Disque Direitos Humanos registrou mais de 600 casos de racismo em 2018 05/07/2019 - 17:40
Queixas caíram 33% em um ano; especialistas atribuem queda a temor de perseguição e descrença em punição
O racismo , um problema histórico no Brasil, foi tema de novo levantamento do Disque Direitos Humanos, que recebeu 615 denúncias sobre discriminação racial no ano passado, segundo dados divulgados ontem.
Além da discriminação, também é comum a ocorrência de violênciapsicológica — xingamentos, entre outras hostilidades — e institucional, como abuso de autoridade.
O número de denúncias registradas em 2018 é 33% menor do que o visto no ano anterior, quando o Disque 100 recebeu 921 notificações. Não é, porém, um motivo de comemoração.
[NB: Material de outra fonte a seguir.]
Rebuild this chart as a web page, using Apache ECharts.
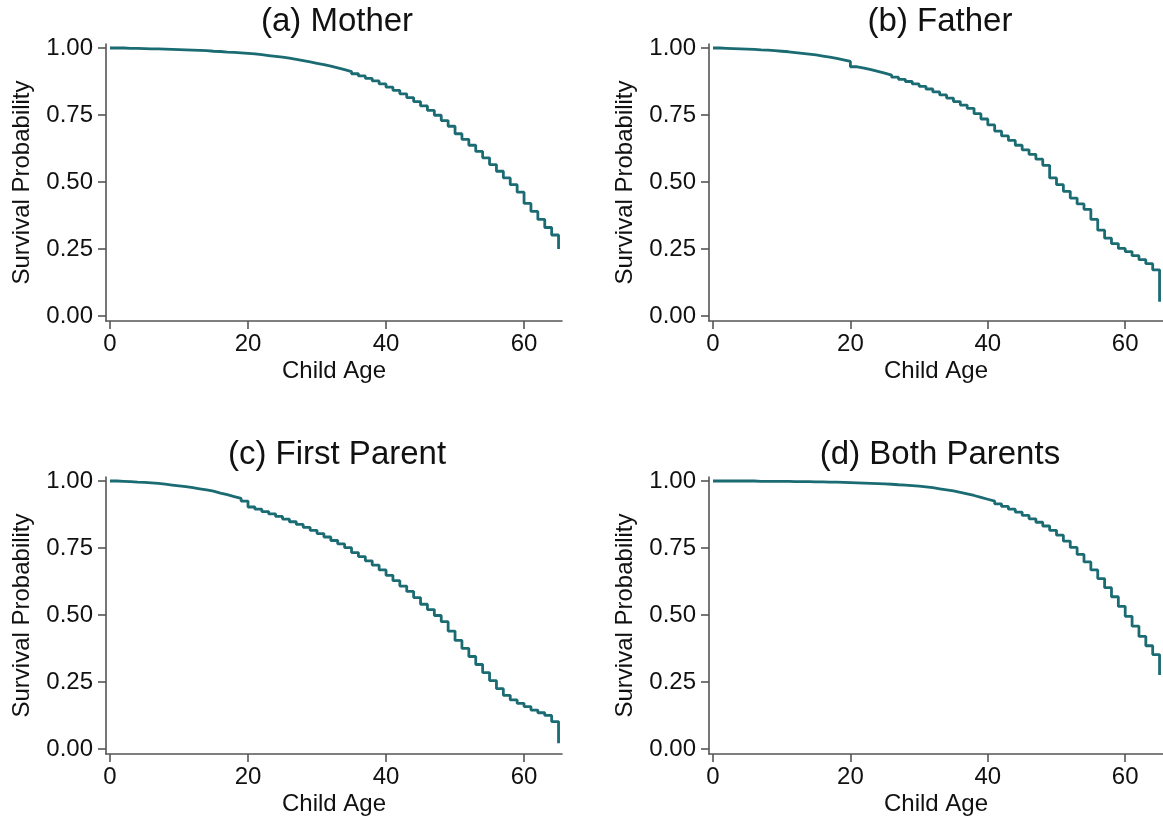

Especialistas atribuem a queda ao modo de realizar denúncias e à crença de que elas não surtirão efeito.
— O racismo é cotidiano, e quem o denuncia pode pagar um preço alto por isso. Muitas pessoas não registram casos por receio de serem demitidas do trabalho, reprovadas na escola — explica Douglas Belchior, historiador e fundador do Movimento Uneafro-Brasil. — É um desgaste social, e conclui-se que não vale a pena lutar por isso.
Belchior avalia que, mesmo após a abolição da escravidão, a sociedade brasileira jamais conseguiu dar direitos iguais a negros e brancos.
— Espaços de dignidade e conforto são basicamente ocupados por brancos, enquanto a miséria e violência são majoritariamente associadas a negros — explica. — As políticas públicas sempre foram aquém do necessário para combater esta questão. Para solucioná-la, deve-se apostar em iniciativas que abranjam diferentes áreas, da habitação ao acesso ao sistema público de saúde.
Mais de metade (53,8%) das denúncias foi feita por pessoas entre 18 e 40 anos. Segundo o historiador, esta é a faixa etária em que a população está mais ativa em instituições de ensino e no mercado de trabalho, e, por isso, têm a "maior percepção da dor" provocada pela discriminação racial.
Frei David Santos, diretor-executivo da ONG Educafro, acredita que há subnotificação nas estatísticas de racismo porque a população negra não vê o combate às opressões ser levado a sério no Brasil:
— Já existe, há anos, a cultura do não denunciar. Isso vem da falta de confiança nas instituições. Boa parte das denúncias envolvendo matança e opressão contra a população negra não vai para frente no Ministério Público. Essa percepção aumentou ainda mais nos últimos anos.
Segundo o Ministério da Mulher, da Família e dos Direitos Humanos, o governo federal investe em políticas de ações afirmativas, voltados, inclusive, para “povos e comunidades tradicionais ainda invisibilizados socialmente”, como aqueles de matriz africana e os indígenas.